There are two ways to participate in the artificial-intelligence buildout. You can operate the compute, buying accelerators and renting them out as cloud capacity, or you can own the physical foundation those operators depend on and lease it to them. The two look similar from a distance. Up close, they are different businesses with different risk profiles and very different durability.
Operating compute is a hard place to stand. The hardware depreciates quickly, the next generation is always months away, and price competition is relentless. You are exposed to technology risk at the most volatile layer of the stack, in a market where today’s premium product is tomorrow’s discount.
Owning the durable layer
The landlord owns something slower-moving and more defensible: the power, the cooling, and the buildings. That capacity is leased under long-term contracts to the firms racing to train and run the next generation of models. The economics look less like software and more like industrial real estate, with recurring, contracted cash flows tied to something every AI company needs and almost none can build for itself.

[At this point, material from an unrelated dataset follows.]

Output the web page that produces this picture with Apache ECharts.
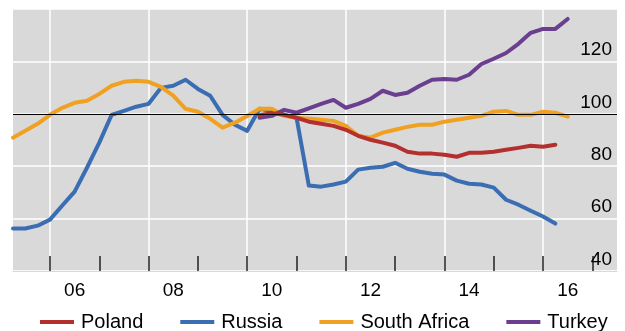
<!DOCTYPE html>
<html>
<head>
<meta charset="utf-8">
<script src="https://cdn.jsdelivr.net/npm/echarts@6/dist/echarts.min.js"></script>
<style>
html,body{margin:0;padding:0;background:#fff;}
#chart{width:625px;height:331px;}
</style>
</head>
<body>
<div id="chart"></div>
<script>
// Quarterly categories, 2005Q2 .. 2017Q3
const quarters = [
 "2005Q2","2005Q3","2005Q4",
 "2006Q1","2006Q2","2006Q3","2006Q4",
 "2007Q1","2007Q2","2007Q3","2007Q4",
 "2008Q1","2008Q2","2008Q3","2008Q4",
 "2009Q1","2009Q2","2009Q3","2009Q4",
 "2010Q1","2010Q2","2010Q3","2010Q4",
 "2011Q1","2011Q2","2011Q3","2011Q4",
 "2012Q1","2012Q2","2012Q3","2012Q4",
 "2013Q1","2013Q2","2013Q3","2013Q4",
 "2014Q1","2014Q2","2014Q3","2014Q4",
 "2015Q1","2015Q2","2015Q3","2015Q4",
 "2016Q1","2016Q2","2016Q3","2016Q4",
 "2017Q1","2017Q2","2017Q3"
];
const seriesNames = ["Poland","Russia","South Africa","Turkey"];
const yTicks = [40,60,80,100,120,140];

const poland = [
 null,null,null,
 null,null,null,null,
 null,null,null,null,
 null,null,null,null,
 null,null,null,null,
 null,99.5,100.2,99.6,
 98.5,97.0,96.2,95.4,
 93.9,91.6,90.1,89.0,
 87.8,85.5,84.8,84.8,
 84.4,83.6,85.1,85.1,
 85.5,86.3,87.0,87.8,
 87.4,88.2,null,null,
 null,null,null
];
const russia = [
 56.2,56.2,57.3,
 59.6,65.0,70.3,79.4,
 89.0,99.6,101.1,102.7,
 103.8,109.9,110.7,113.0,
 109.5,106.9,99.6,95.8,
 93.5,101.9,101.1,99.6,
 98.5,72.6,72.2,73.0,
 74.1,78.7,79.4,79.8,
 81.3,79.0,77.9,77.1,
 76.8,74.5,73.3,73.0,
 71.8,67.2,65.3,63.0,
 60.8,58.1,null,null,
 null,null,null
];
const southAfrica = [
 90.9,93.5,96.2,
 99.6,102.3,104.2,105.0,
 107.6,110.7,112.2,112.6,
 112.2,110.3,106.9,101.9,
 100.8,98.1,94.7,96.6,
 99.2,101.9,101.9,99.2,
 98.5,98.1,97.7,97.3,
 95.4,91.6,90.9,92.8,
 93.9,95.0,95.8,95.8,
 97.0,97.7,98.5,99.2,
 100.8,101.1,99.6,99.6,
 100.8,100.4,98.9,null,
 null,null,null
];
const turkey = [
 null,null,null,
 null,null,null,null,
 null,null,null,null,
 null,null,null,null,
 null,null,null,null,
 null,98.5,99.2,101.5,
 100.4,102.1,103.8,105.3,
 102.3,103.8,105.7,108.8,
 107.2,108.0,110.7,113.0,
 113.3,113.0,114.9,119.0,
 121.0,123.2,126.7,130.9,
 132.4,132.4,136.2,null,
 null,null,null
];
const colors = ["#B3302F","#3B6DB3","#F0A121","#6A3F8F"];

const FONT = "Liberation Sans, Arial, sans-serif";
const yr = v => parseInt(v.slice(0,4),10);

const chart = echarts.init(document.getElementById('chart'), null, {renderer:'canvas'});
const dataSets = [poland, russia, southAfrica, turkey];
const order = [1,2,3,0];
const series = order.map(i => ({
  name: seriesNames[i],
  type: 'line',
  data: dataSets[i],
  symbol: 'none',
  showSymbol: false,
  connectNulls: false,
  lineStyle: {color: colors[i], width: 4, cap: 'round', join: 'round'},
  itemStyle: {color: colors[i]},
  emphasis: {disabled: true},
  animation: false,
  markLine: i === 1 ? {
    silent: true,
    symbol: ['none','none'],
    label: {show:false},
    lineStyle: {color:'#000', width:1.2, type:'solid'},
    emphasis: {disabled:true},
    animation: false,
    data: [{yAxis: 100}]
  } : undefined
}));

chart.setOption({
  animation: false,
  color: colors,
  grid: {left:13, right:8, top:9, bottom:60, show:true, backgroundColor:'#d9d9d9', borderWidth:0, containLabel:false},
  xAxis: {
    type:'category', data: quarters, boundaryGap:false,
    axisLine:{show:true, lineStyle:{color:'#d9d9d9', width:1}},
    axisTick:{show:true, inside:true, length:15, interval:(i,v)=>v.endsWith('Q1'), lineStyle:{color:'#222', width:1.5}},
    axisLabel:{interval:(i,v)=>v.endsWith('Q3') && yr(v)%2===0, formatter:v=>v.slice(2,4), fontSize:19, color:'#000', margin:10, fontFamily:FONT},
    splitLine:{show:true, interval:(i,v)=>v.endsWith('Q1') && yr(v)%2===0, lineStyle:{color:'#fff', width:1.5}}
  },
  yAxis: {
    type:'value', position:'right', min:yTicks[0], max:yTicks[yTicks.length-1], interval:20,
    axisLine:{show:false}, axisTick:{show:false},
    axisLabel:{inside:true, margin:5, fontSize:19, color:'#000', fontFamily:FONT, verticalAlign:'bottom', padding:[0,0,2,0],
      formatter: v => (v === yTicks[yTicks.length-1] ? '' : String(v))},
    splitLine:{show:true, lineStyle:{color:'#fff', width:1.5}}
  },
  legend: {
    data: seriesNames, left:35, top:307, icon:'rect', itemWidth:34, itemHeight:4, itemGap:37,
    textStyle:{fontSize:20, color:'#000', fontFamily:FONT, padding:[0,0,0,2]},
    selectedMode:false
  },
  series: series
});
</script>
</body>
</html>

The operators fight over a depreciating asset. The owner of the building collects rent through the entire cycle.
History rewards this position with unusual consistency. In the gold rush, the durable fortunes were made selling tools and provisions, not panning for gold. In the early internet, the firms that laid fiber and built the data centers quietly underwrote everything that came after, long after individual applications rose and fell. The pattern repeats because it reflects something structural: infrastructure outlives the products that run on it.
This is not an argument that operating AI compute cannot be lucrative. It is an argument about where risk is concentrated and where value is durable. The landlord converts a volatile technology race into stable, contracted income, and sits beneath the entire industry rather than competing on its most exposed front line.
As the AI buildout matures, the question of who captures the lasting value will not be settled by who had the best model in any given year. It will be settled, in large part, by who owned the ground it ran on.
The views expressed are the author’s own and are offered as general commentary. They do not constitute legal, tax, investment or accounting advice.